The science teacher is named Ms. McGilly and we call her Ms. Mc., which she doesn’t particularly like. She doesn’t particularly like us either. She’s bone-thin with straight, gray-red hair, has a son our age and two young daughters who she’s told us she would never send to Spragg. We know she won’t be around long. She’ll go the way our music teacher went after she taught us the song “Little Boxes.” We liked our music teacher, who let us call her by her first name, Jane. She wore Western-style belts and brushed her brown hair in front of us until it glistened. (Ms. Mc. told us it was a disgrace to brush one’s hair in public.) One day Jane said to the class: “Don’t you get it? You girls in your uniforms and your nice houses are like the little boxes in the song. You’re all the same. They’re stripping you of your individuality.” That was the last we saw of Jane. For months we thought it was because she’d used the word “stripping.”
Today Ms. Mc. is passing around contraceptives. First a condom, which everyone decides smells terrible, then spermicide with an applicator, which is fun to slide up and down like a Push-Up ice cream treat, then a diaphragm that looks like a pink trampoline for a rodent. Next are the birth control pills. The orderliness of the packet—all the pills lined up perfectly in four rows of seven—reminds me of what Jane said about us all being identical. I punch out three of the pills and slip them into the pocket of my shorts. We all wear shorts under our blue skirts for P.E. class, when we drop our uniforms on the sidelines of the field or on the bleachers of the gym.
I spend recess in the library, and lunch alone in the cafeteria with the book I’ve checked out. I’ve read the book before but today I need the reassurance of a familiar plot. I wait for someone to sit next to me at the rectangular table, or for someone to talk to me as they pass by, but no one does. Across the cafeteria I see Maria Fabiola laughing. Even though she’s far away I know what her bracelets sound like as they spiral up and down her tan arm.

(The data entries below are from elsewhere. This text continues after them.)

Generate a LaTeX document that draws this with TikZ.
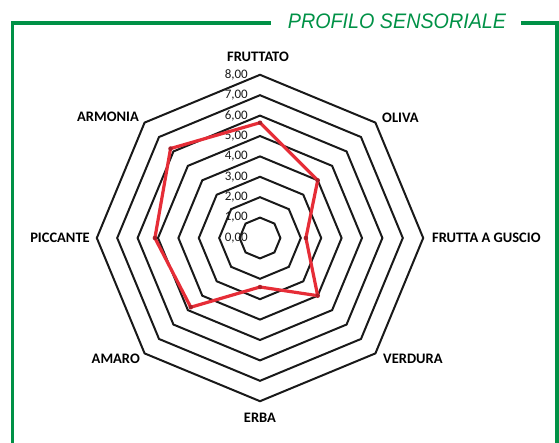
\documentclass[tikz,border=0pt]{standalone}
\usepackage{fontspec}
\usepackage{graphicx}
\setmainfont{Carlito}
\newfontfamily\titlefont{Liberation Sans}
\usetikzlibrary{calc}
\definecolor{framegreen}{RGB}{0,145,70}
\definecolor{datared}{RGB}{230,45,55}
\definecolor{markred}{RGB}{170,30,40}
\begin{document}
\begin{tikzpicture}[x=1pt,y=1pt,
  ring/.style={draw=black!90,line width=2pt,line join=miter},
  axislabel/.style={font=\bfseries\fontsize{14.5}{14.5}\selectfont,inner sep=0pt},
  ticklabel/.style={font=\fontsize{13}{13}\selectfont,inner sep=0pt,anchor=east,text=black!90},
  frameline/.style={draw=framegreen,line width=3.5pt},
  dataline/.style={draw=datared,line width=3.2pt,line join=round},
  marker/.style={circle,fill=markred,inner sep=0pt,minimum size=4.5pt}]
\useasboundingbox (0,0) rectangle (559,442);
\coordinate (C) at (260,204);
% rings
\foreach \k in {1,...,8}{
  \pgfmathsetmacro\r{20.4*\k}
  \draw[ring,shift={(260,204)}] (90:\r) -- (135:\r) -- (180:\r) -- (225:\r) -- (270:\r) -- (315:\r) -- (0:\r) -- (45:\r) -- cycle;
}
% tick labels
\foreach \k in {0,...,8}{
  \node[ticklabel] (t\k) at (248,{204+20.4*\k}) {\k,00};
}
% data points
\coordinate (d1) at ($(C)+(90:115.3)$);
\coordinate (d2) at ($(C)+(45:81.6)$);
\coordinate (d3) at ($(C)+(0:45.9)$);
\coordinate (d4) at ($(C)+(-45:81.6)$);
\coordinate (d5) at ($(C)+(-90:49)$);
\coordinate (d6) at ($(C)+(-135:97.9)$);
\coordinate (d7) at ($(C)+(180:105.1)$);
\coordinate (d8) at ($(C)+(135:126.5)$);
\draw[dataline] (d1) -- (d2) -- (d3) -- (d4) -- (d5) -- (d6) -- (d7) -- (d8) -- cycle;
\foreach \i in {1,...,8}{ \node[marker] (m\i) at (d\i) {}; }
% axis labels
\node[axislabel] (fruttato) at (258,385) {FRUTTATO};
\node[axislabel,anchor=west] (oliva) at (382,324) {OLIVA};
\node[axislabel,anchor=west] (guscio) at (432,204) {FRUTTA A GUSCIO};
\node[axislabel,anchor=west] (verdura) at (383,83) {VERDURA};
\node[axislabel] (erba) at (260,24) {ERBA};
\node[axislabel,anchor=east] (amaro) at (140,83) {AMARO};
\node[axislabel,anchor=east] (piccante) at (90,204) {PICCANTE};
\node[axislabel,anchor=east] (armonia) at (139,325) {ARMONIA};
% frame and title
\node[font=\titlefont\itshape\fontsize{21}{21}\selectfont,text=framegreen,inner sep=0pt] (title) at (397,421) {\scalebox{0.94}[1]{PROFILO SENSORIALE}};
\coordinate (fbl) at (12.5,-5);
\coordinate (ftl) at (12.5,419);
\coordinate (ft1) at (271,419);
\coordinate (ft2) at (521,419);
\coordinate (ftr) at (557,419);
\coordinate (fbr) at (557,-5);
\draw[frameline] (fbl) -- (ftl) -- (ft1);
\draw[frameline] (ft2) -- (ftr) -- (fbr);
\end{tikzpicture}
\end{document}
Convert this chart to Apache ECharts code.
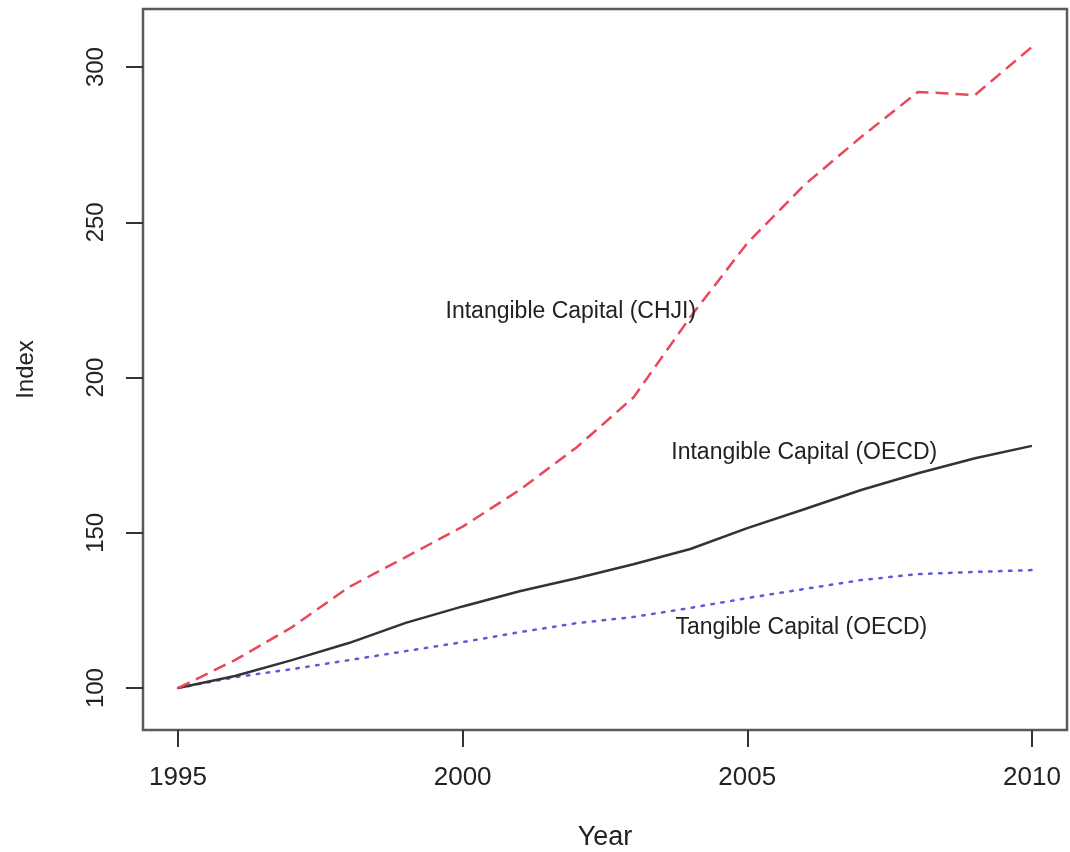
<!DOCTYPE html>
<html>
<head>
<meta charset="utf-8">
<title>Capital Index</title>
<script src="https://cdn.jsdelivr.net/npm/echarts@6/dist/echarts.min.js"></script>
<style>
  html, body { margin: 0; padding: 0; background: #ffffff; }
  #chart { width: 1070px; height: 852px; }
</style>
</head>
<body>
<div id="chart"></div>
<script>
// Years on the horizontal axis
const years = [1995, 1996, 1997, 1998, 1999, 2000, 2001, 2002, 2003, 2004, 2005, 2006, 2007, 2008, 2009, 2010];

// Index series (1995 = 100)
const intangibleCHJI = [100, 109, 119.6, 132.5, 142.2, 152, 163.8, 177.5, 193.6, 219.5, 243.3, 262, 277.5, 292, 291, 306.5];
const intangibleOECD = [100, 103.9, 109, 114.5, 121, 126.3, 131.2, 135.4, 139.9, 144.8, 151.5, 157.6, 163.8, 169.2, 174, 178];
const tangibleOECD   = [100, 103.5, 106.1, 109, 111.9, 114.8, 118, 120.9, 122.9, 125.8, 129, 131.9, 134.8, 136.7, 137.4, 138];

// Tick labels
const xTicks = [1995, 2000, 2005, 2010];
const yTicks = [100, 150, 200, 250, 300];

// In-plot annotations: text and anchor in data units
const noteText = ['Intangible Capital (CHJI)', 'Intangible Capital (OECD)', 'Tangible Capital (OECD)'];
const noteYear = [2001.9, 2006.0, 2005.95];
const noteValue = [221.3, 175.8, 119.3];

const FONT = '"Liberation Sans", Arial, Helvetica, sans-serif';

const pairs = (ys) => years.map((y, i) => [y, ys[i]]);

const chart = echarts.init(document.getElementById('chart'), null, { renderer: 'canvas' });

chart.setOption({
  animation: false,
  backgroundColor: '#ffffff',
  grid: {
    left: 143, right: 3, top: 9, bottom: 122,
    outerBoundsMode: 'none',
    containLabel: false,
    show: true,
    borderColor: '#5a5a5a',
    borderWidth: 2.5,
    backgroundColor: 'transparent'
  },
  xAxis: {
    type: 'value',
    min: 1994.385,
    max: 2010.616,
    name: 'Year',
    nameLocation: 'middle',
    nameGap: 94,
    nameTextStyle: { fontFamily: FONT, fontSize: 27, color: '#222' },
    axisLine: { show: false },
    splitLine: { show: false },
    axisTick: {
      show: true, inside: false, length: 17,
      customValues: xTicks,
      lineStyle: { color: '#333', width: 2 }
    },
    axisLabel: {
      customValues: xTicks,
      margin: 35,
      fontFamily: FONT, fontSize: 26, color: '#222',
      formatter: (v) => String(v)
    }
  },
  yAxis: {
    type: 'value',
    min: 86.5,
    max: 318.7,
    name: 'Index',
    nameLocation: 'middle',
    nameGap: 105,
    nameRotate: 90,
    nameTextStyle: { fontFamily: FONT, fontSize: 24, color: '#222' },
    axisLine: { show: false },
    splitLine: { show: false },
    axisTick: {
      show: true, inside: false, length: 17,
      customValues: yTicks,
      lineStyle: { color: '#333', width: 2 }
    },
    axisLabel: {
      customValues: yTicks,
      rotate: 90,
      margin: 35,
      fontFamily: FONT, fontSize: 24, color: '#222',
      formatter: (v) => String(v)
    }
  },
  series: [
    {
      name: 'Tangible Capital (OECD)',
      type: 'line',
      data: pairs(tangibleOECD),
      showSymbol: false,
      lineStyle: { color: '#5b5bd6', width: 2.5, type: [2.5, 7.5], cap: 'round' },
      z: 3
    },
    {
      name: 'Intangible Capital (OECD)',
      type: 'line',
      data: pairs(intangibleOECD),
      showSymbol: false,
      lineStyle: { color: '#333333', width: 2.5 },
      z: 4
    },
    {
      name: 'Intangible Capital (CHJI)',
      type: 'line',
      data: pairs(intangibleCHJI),
      showSymbol: false,
      lineStyle: { color: '#e8485a', width: 2.5, type: [13, 7] },
      z: 5
    },
    {
      name: 'notes',
      type: 'scatter',
      symbolSize: 0,
      silent: true,
      itemStyle: { color: '#222', opacity: 1 },
      data: noteText.map((t, i) => ({ value: [noteYear[i], noteValue[i]], name: t })),
      label: {
        show: true,
        position: 'inside',
        formatter: (p) => p.name,
        fontFamily: FONT,
        fontSize: 23,
        color: '#222',
        opacity: 1
      },
      z: 6
    }
  ]
});
</script>
</body>
</html>
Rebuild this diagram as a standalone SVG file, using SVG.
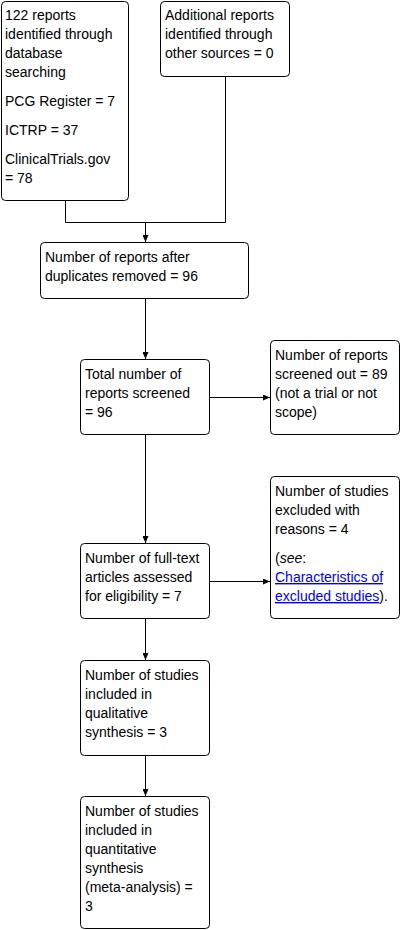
<svg xmlns="http://www.w3.org/2000/svg" width="402" height="930" viewBox="0 0 402 930">
<style>
.box{fill:#fff;stroke:#000;stroke-width:1}
text{font-family:"Liberation Sans",Arial,sans-serif;font-size:14px;fill:#000}
.ln{fill:none;stroke:#000;stroke-width:1}
.lk{fill:#0000ff;text-decoration:underline}
</style>
<defs>
<marker id="ah" markerUnits="userSpaceOnUse" markerWidth="7" markerHeight="6" refX="7" refY="3" orient="auto">
<path d="M0,0 L7,3 L0,6 z" fill="#000"/>
</marker>
</defs>
<rect width="402" height="930" fill="#fff"/>
<g id="connectors">
<polyline class="ln" points="65.5,201 65.5,222.5 225.5,222.5 225.5,77"/>
<line class="ln" x1="145.5" y1="222.5" x2="145.5" y2="242" marker-end="url(#ah)"/>
<line class="ln" x1="145.5" y1="299" x2="145.5" y2="359" marker-end="url(#ah)"/>
<line class="ln" x1="210" y1="397.5" x2="270" y2="397.5" marker-end="url(#ah)"/>
<line class="ln" x1="145.5" y1="435" x2="145.5" y2="543" marker-end="url(#ah)"/>
<line class="ln" x1="210" y1="581.5" x2="270" y2="581.5" marker-end="url(#ah)"/>
<line class="ln" x1="145.5" y1="619" x2="145.5" y2="660" marker-end="url(#ah)"/>
<line class="ln" x1="145.5" y1="756" x2="145.5" y2="796" marker-end="url(#ah)"/>
</g>
<g id="n1">
<rect class="box" x="1.5" y="1.5" width="127" height="199" rx="4"/>
<text x="5" y="20">122 reports</text>
<text x="5" y="39">identified through</text>
<text x="5" y="58">database</text>
<text x="5" y="77">searching</text>
<text x="5" y="106">PCG Register = 7</text>
<text x="5" y="135">ICTRP = 37</text>
<text x="5" y="164">ClinicalTrials.gov</text>
<text x="5" y="183">= 78</text>
</g>
<g id="n2">
<rect class="box" x="160.5" y="1.5" width="129" height="75" rx="4"/>
<text x="165" y="20">Additional reports</text>
<text x="165" y="39">identified through</text>
<text x="165" y="58">other sources = 0</text>
</g>
<g id="n3">
<rect class="box" x="40.5" y="242.5" width="208" height="56" rx="4"/>
<text x="45" y="262">Number of reports after</text>
<text x="45" y="281">duplicates removed = 96</text>
</g>
<g id="n4">
<rect class="box" x="80.5" y="359.5" width="129" height="75" rx="4"/>
<text x="85" y="379">Total number of</text>
<text x="85" y="398">reports screened</text>
<text x="85" y="417">= 96</text>
</g>
<g id="n5">
<rect class="box" x="270.5" y="340.5" width="129" height="94" rx="4"/>
<text x="275" y="360">Number of reports</text>
<text x="275" y="379">screened out = 89</text>
<text x="275" y="398">(not a trial or not</text>
<text x="275" y="417">scope)</text>
</g>
<g id="n6">
<rect class="box" x="270.5" y="476.5" width="129" height="142" rx="4"/>
<text x="275" y="496">Number of studies</text>
<text x="275" y="515">excluded with</text>
<text x="275" y="534">reasons = 4</text>
<text x="275" y="563">(<tspan font-style="italic">see</tspan>:</text>
<text x="275" y="582"><tspan class="lk">Characteristics of</tspan></text>
<text x="275" y="601"><tspan class="lk">excluded studies</tspan>).</text>
</g>
<g id="n7">
<rect class="box" x="80.5" y="543.5" width="129" height="75" rx="4"/>
<text x="85" y="563">Number of full-text</text>
<text x="85" y="582">articles assessed</text>
<text x="85" y="601">for eligibility = 7</text>
</g>
<g id="n8">
<rect class="box" x="80.5" y="660.5" width="129" height="95" rx="4"/>
<text x="85" y="680">Number of studies</text>
<text x="85" y="699">included in</text>
<text x="85" y="718">qualitative</text>
<text x="85" y="737">synthesis = 3</text>
</g>
<g id="n9">
<rect class="box" x="80.5" y="796.5" width="129" height="132" rx="4"/>
<text x="85" y="816">Number of studies</text>
<text x="85" y="835">included in</text>
<text x="85" y="854">quantitative</text>
<text x="85" y="873">synthesis</text>
<text x="85" y="892">(meta-analysis) =</text>
<text x="85" y="911">3</text>
</g>
</svg>
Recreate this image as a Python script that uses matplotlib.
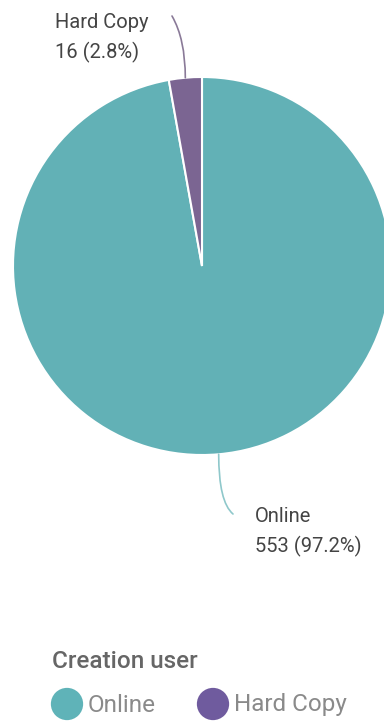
import numpy as np
import matplotlib.pyplot as plt

labels = ["Online", "Hard Copy"]
counts = [553, 16]
colors = ["#62b1b6", "#7b6592"]
legend_colors = ["#5fb3b8", "#6f5b9e"]
legend_title = "Creation user"

W, H = 384, 723
fig = plt.figure(figsize=(W / 100, H / 100), dpi=100)
ax = fig.add_axes([0, 0, 1, 1])

plt.rcParams["font.family"] = ["Roboto", "DejaVu Sans"]

cx, cy, r = 202, H - 266, 189
wedges, _ = ax.pie(counts, colors=colors, startangle=90, counterclock=False,
                   center=(cx, cy), radius=r, frame=True,
                   wedgeprops=dict(edgecolor="white", linewidth=1.5))
ax.set_xlim(0, W)
ax.set_ylim(0, H)
ax.set_aspect("equal")
ax.axis("off")

total = sum(counts)
# labels with leader lines
label_pos = {"Hard Copy": (55, 13), "Online": (255, 507)}
line_end = {"Hard Copy": (172, 16), "Online": (233, 514)}
line_col = {"Hard Copy": "#8a7a98", "Online": "#8fc8cb"}
angA = {"Hard Copy": -60, "Online": 140}
for w, lab, n in zip(wedges, labels, counts):
    ang = np.deg2rad((w.theta1 + w.theta2) / 2)
    sx, sy = cx + r * np.cos(ang), cy + r * np.sin(ang)
    ex, ey = line_end[lab]
    ax.annotate("", xy=(sx, sy), xytext=(ex, H - ey),
                arrowprops=dict(arrowstyle="-", color=line_col[lab], lw=1.2,
                                shrinkA=0, shrinkB=0,
                                connectionstyle="angle3,angleA=%d,angleB=90" % angA[lab]))
    tx, ty = label_pos[lab]
    ax.text(tx, H - ty, "%s\n%d (%.1f%%)" % (lab, n, 100 * n / total),
            fontsize=14.5, color="#444444", va="top", ha="left", linespacing=1.6)

# legend
ax.text(52, H - 662, legend_title, fontsize=17.5, fontweight="medium",
        color="#666666", va="center", ha="left")
leg_x = [67, 213]
for x, lab, c in zip(leg_x, labels, legend_colors):
    ax.scatter([x], [H - 704], s=540, color=c, edgecolors="none")
    ax.text(x + 21, H - 705, lab, fontsize=17.5, color="#8a8a8a", va="center", ha="left")

fig.savefig("out.png", dpi=100)
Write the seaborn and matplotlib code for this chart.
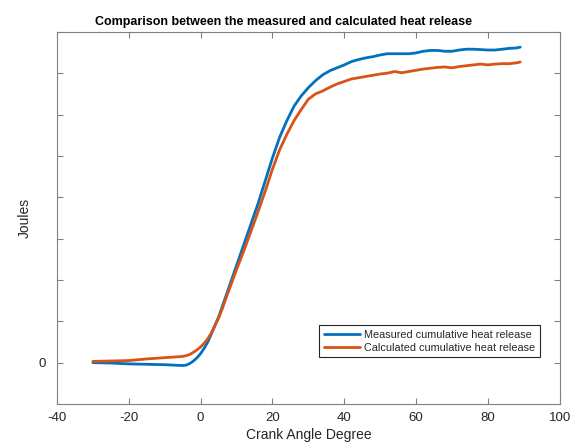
import numpy as np
import pandas as pd
import matplotlib
matplotlib.use("Agg")
import matplotlib.pyplot as plt
import seaborn as sns

crank = [-30, -25, -20, -15, -10, -5, -4, -3, -2, -1, 0, 1, 2, 3, 4, 5, 6, 8, 10, 12, 14, 16, 18,
         20, 22, 24, 26, 28, 30, 32, 34, 36, 38, 40, 42, 44, 46, 48, 50, 52, 54, 56, 58, 60,
         62, 64, 66, 68, 70, 72, 74, 76, 78, 80, 82, 84, 86, 88, 89]
measured = [0.0, -1, -3, -4, -5, -7, -6, -2, 4, 12, 22, 35, 50, 70, 90, 110, 135, 185, 235, 285, 335,
            385, 440, 495, 545, 585, 620, 645, 665, 682, 696, 706, 713, 720, 728, 733, 737, 740,
            744, 747, 747, 747, 747, 749, 753, 755, 755, 753, 753, 756, 758, 758, 757, 756, 756,
            758, 760, 761, 763]
calculated = [3, 4, 5, 9, 12, 15, 17, 20, 25, 31, 38, 47, 58, 72, 90, 108, 130, 178, 225, 270, 317,
              365, 415, 468, 515, 552, 585, 612, 637, 650, 657, 666, 674, 680, 686, 689, 692, 695,
              698, 700, 704, 701, 704, 707, 710, 712, 714, 715, 713, 716, 718, 720, 722, 720, 722,
              723, 723, 725, 727]

labels = ["Measured cumulative heat release", "Calculated cumulative heat release"]

df = pd.concat([
    pd.DataFrame({"Crank Angle Degree": crank, "Joules": measured, "series": labels[0]}),
    pd.DataFrame({"Crank Angle Degree": crank, "Joules": calculated, "series": labels[1]}),
])

sns.set_style("white")
plt.rcParams["font.family"] = ["Liberation Sans", "DejaVu Sans"]
plt.rcParams["axes.unicode_minus"] = False

fig = plt.figure(figsize=(5.7, 4.42), dpi=100)
ax = fig.add_axes([0.1, 0.086, 0.882, 0.842])

sns.lineplot(data=df, x="Crank Angle Degree", y="Joules", hue="series",
             palette=["#0072BD", "#D95319"], linewidth=2.0, ax=ax, sort=False)

ax.set_xlim(-40, 100)
ax.set_ylim(-100, 800)
ax.set_xticks(np.arange(-40, 101, 20))
yt = np.arange(0, 801, 100)
ax.set_yticks(yt)
ax.set_yticklabels(["0"] + [""] * (len(yt) - 1))

for s in ax.spines.values():
    s.set_color("#808080")
    s.set_linewidth(0.8)
ax.tick_params(direction="in", top=True, right=True, left=True, bottom=True,
               length=4, width=0.8, color="#808080", labelsize=9.5,
               labelcolor="#262626")
ax.tick_params(axis="y", pad=8)
ax.tick_params(axis="x", pad=6)

ax.set_title("Comparison between the measured and calculated heat release",
             fontsize=9, fontweight="bold", color="#000000", pad=5, x=0.45)
ax.set_xlabel("Crank Angle Degree", fontsize=10, color="#262626", labelpad=3)
ax.set_ylabel("Joules", fontsize=10, color="#262626", labelpad=5)

leg = ax.legend(loc="lower right", bbox_to_anchor=(0.96, 0.126), fontsize=7.8,
                frameon=True, fancybox=False, framealpha=1, edgecolor="#262626",
                handlelength=3.4, handletextpad=0.35, borderpad=0.4, labelspacing=0.3,
                borderaxespad=0)
leg.get_frame().set_linewidth(0.8)

fig.savefig("out.png", dpi=100)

A lunch without friends is a lunch that’s too long. I glance at my Swatch watch frequently, and at one point am convinced it’s stopped though it’s still ticking as loudly as a guilty heartbeat. Through the pleated fabric of my skirt, I pat the pocket of my shorts, searching for the pills—I’m not sure what their purpose is. They’re like tiny Easter eggs I’ve collected. What does anyone do with Easter eggs except show off how many have been found, and then let them rot?
Toward the end of the lunch period, I’m scheduled to meet with Mr. London, the English teacher, to discuss the extra-credit reading he’s recommended for me. Mr. London came to Spragg soon after graduating college and he’s probably too young to be teaching eighth graders—there’s not enough of an age gap. At the start of the school year Mr. London assigned Jack London’s work, and someone asked if he was related to Jack London. He became theatrically vague about whether he might be related to the great writer, which didn’t fool me. Other students at the school like to make connections between things that have no roots in reality.
We meet in the Male Teacher’s Lounge, which is basically his private office because there are no other male teachers except for the P.E. teacher, Mr. Robinson, who uses the Sports Staff office as his lair. He even put an Australian flag on the door to mark his territory. The Female Teacher’s Lounge is crowded and smells like the shallow vase water of dying flowers. The Male Teacher’s Lounge always smells of burnt coffee—the scent of testosterone, I assume.